When you think of the long tail of low code, think about how it will help in your attraction and development of teams that can work more effectively to solve problems. The generation of workforce that will benefit the most from low code is still 2-5 years away. However, preparing your technology systems, teams, and policies around low code is here and now. So, begin this journey by looking at how other journeys (like RPA) have evolved, understand what low code solutions will bring more functionality to the workplace, and expect that low code will allow your joint business and technology teams to create a mobile-first world.

The Bottom Line: The excitement about low code promises to change how organization develop software to solve business and customer problems.

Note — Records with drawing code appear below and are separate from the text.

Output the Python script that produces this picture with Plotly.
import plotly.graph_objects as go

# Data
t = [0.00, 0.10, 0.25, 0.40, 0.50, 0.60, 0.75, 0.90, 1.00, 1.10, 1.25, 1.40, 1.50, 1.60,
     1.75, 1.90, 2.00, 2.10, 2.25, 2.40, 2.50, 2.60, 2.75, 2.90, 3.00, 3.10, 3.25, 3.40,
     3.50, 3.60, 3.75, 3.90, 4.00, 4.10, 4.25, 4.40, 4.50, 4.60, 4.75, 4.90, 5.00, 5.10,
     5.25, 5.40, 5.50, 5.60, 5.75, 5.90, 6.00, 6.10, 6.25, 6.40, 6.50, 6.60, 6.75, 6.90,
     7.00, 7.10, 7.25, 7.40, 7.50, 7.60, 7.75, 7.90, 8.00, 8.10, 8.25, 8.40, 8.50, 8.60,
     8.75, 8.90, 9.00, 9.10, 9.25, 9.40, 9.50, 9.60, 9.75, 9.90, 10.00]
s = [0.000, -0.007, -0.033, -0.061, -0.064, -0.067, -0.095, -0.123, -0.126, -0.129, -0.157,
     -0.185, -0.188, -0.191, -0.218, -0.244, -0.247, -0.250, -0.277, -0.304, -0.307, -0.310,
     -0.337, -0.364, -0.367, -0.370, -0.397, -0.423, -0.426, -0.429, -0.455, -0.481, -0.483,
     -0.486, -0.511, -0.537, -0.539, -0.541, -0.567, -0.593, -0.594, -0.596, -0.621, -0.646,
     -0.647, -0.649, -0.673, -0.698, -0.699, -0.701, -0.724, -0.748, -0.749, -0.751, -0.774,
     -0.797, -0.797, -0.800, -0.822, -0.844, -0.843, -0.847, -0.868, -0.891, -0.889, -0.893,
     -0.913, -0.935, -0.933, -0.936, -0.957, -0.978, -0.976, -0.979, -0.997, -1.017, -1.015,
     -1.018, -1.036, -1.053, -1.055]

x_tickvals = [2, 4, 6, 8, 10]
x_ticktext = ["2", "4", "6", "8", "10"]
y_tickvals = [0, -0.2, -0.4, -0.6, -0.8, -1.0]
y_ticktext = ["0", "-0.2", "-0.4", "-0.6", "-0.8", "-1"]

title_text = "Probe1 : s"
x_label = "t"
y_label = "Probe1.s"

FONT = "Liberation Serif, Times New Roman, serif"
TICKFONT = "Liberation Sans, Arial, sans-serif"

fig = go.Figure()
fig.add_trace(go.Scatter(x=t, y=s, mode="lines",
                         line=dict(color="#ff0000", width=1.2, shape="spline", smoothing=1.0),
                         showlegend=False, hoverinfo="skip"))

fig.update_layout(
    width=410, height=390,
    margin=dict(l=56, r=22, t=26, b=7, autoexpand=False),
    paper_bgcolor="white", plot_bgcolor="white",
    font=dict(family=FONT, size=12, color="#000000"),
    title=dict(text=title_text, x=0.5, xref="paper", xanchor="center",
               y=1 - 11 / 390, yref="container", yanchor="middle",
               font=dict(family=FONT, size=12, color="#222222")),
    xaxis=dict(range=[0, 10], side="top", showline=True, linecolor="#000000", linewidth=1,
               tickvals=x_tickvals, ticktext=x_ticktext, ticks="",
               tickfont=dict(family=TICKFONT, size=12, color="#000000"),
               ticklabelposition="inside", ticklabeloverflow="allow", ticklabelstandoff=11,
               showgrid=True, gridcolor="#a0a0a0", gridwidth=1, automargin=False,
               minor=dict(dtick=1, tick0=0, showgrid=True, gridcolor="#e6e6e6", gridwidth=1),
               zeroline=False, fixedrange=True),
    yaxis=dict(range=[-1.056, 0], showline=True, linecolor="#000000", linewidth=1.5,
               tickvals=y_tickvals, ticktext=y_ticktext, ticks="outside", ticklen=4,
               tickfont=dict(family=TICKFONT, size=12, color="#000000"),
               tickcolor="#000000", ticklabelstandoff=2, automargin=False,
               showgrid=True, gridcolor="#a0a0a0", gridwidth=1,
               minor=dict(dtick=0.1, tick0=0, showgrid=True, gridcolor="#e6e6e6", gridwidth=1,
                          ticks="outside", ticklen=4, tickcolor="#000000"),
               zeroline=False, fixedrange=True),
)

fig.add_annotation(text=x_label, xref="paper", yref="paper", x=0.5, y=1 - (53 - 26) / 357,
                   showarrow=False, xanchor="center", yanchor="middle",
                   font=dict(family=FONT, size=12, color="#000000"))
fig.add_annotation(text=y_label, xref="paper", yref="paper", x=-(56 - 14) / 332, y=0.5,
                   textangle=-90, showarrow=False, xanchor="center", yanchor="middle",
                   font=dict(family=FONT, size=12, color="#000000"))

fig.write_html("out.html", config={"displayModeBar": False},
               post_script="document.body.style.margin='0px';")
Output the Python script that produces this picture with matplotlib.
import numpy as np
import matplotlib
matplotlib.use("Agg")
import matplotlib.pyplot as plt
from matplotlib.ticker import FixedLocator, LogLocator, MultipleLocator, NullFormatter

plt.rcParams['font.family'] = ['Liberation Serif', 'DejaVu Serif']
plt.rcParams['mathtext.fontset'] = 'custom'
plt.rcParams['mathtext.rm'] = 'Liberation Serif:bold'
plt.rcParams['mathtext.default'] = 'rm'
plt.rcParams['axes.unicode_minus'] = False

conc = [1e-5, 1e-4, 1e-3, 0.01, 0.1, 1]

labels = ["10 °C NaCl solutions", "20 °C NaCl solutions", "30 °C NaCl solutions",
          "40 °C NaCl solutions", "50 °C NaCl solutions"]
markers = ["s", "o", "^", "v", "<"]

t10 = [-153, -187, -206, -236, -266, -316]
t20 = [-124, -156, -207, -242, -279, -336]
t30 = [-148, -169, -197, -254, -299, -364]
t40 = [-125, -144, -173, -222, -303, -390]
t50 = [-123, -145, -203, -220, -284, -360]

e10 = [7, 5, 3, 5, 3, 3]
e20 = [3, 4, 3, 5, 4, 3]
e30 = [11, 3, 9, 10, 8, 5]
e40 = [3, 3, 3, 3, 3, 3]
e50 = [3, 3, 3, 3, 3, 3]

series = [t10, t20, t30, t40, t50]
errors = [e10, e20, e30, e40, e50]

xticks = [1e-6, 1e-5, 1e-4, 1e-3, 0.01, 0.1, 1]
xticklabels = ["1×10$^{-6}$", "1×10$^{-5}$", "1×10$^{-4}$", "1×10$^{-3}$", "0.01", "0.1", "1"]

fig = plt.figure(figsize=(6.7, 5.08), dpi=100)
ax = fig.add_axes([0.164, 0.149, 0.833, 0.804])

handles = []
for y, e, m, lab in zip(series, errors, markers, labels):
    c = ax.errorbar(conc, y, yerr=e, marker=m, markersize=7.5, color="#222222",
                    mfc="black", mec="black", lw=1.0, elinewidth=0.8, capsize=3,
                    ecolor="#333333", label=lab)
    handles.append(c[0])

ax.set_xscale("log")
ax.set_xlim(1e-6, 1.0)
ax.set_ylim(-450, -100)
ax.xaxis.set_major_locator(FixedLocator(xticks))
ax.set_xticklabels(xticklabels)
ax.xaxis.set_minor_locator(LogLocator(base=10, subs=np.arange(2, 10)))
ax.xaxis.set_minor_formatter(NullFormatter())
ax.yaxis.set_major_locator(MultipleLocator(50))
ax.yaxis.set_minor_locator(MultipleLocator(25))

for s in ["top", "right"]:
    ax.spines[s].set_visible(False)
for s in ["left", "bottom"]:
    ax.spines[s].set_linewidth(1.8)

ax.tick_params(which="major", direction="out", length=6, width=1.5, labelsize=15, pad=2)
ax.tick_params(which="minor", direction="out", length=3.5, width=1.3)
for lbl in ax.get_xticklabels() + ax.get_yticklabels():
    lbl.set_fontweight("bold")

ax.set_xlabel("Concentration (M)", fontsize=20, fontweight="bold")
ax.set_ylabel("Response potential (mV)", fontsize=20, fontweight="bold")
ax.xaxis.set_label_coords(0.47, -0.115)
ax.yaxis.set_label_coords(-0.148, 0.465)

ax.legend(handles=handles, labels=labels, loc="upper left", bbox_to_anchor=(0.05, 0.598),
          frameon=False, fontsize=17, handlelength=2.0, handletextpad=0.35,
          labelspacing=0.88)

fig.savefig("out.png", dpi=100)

However, you must take a long-term view as to what you need to do first to enable adoption and long-term success. Don’t get lost in all the marketing hype.

From 1990 to today, companies have been evolving the way they work. Fax machines giving way to email and mail-in ordering replaced by e-commerce were just the beginning. As enterprise technologies automated everything from accounting to customer service, we have continued to create new ways of working. And until now, they were technology led rather than business-led. Low code is the start of recapturing how technology investments made it harder to deliver quickly when the change was upon us.

Begin your low code journey with a pragmatic view of what technology-based services add the most value to your customers paying you for the services you deliver. Next, look for tools to unlock the speed needed to compete and sustain a loyal customer base. Then apply low code to make it easier for the technology teams to address service requests, feature improvement requests, or product updates. Start with these steps, and as you move to new technologies, low code will become the asset you use versus the one you have bought too much of.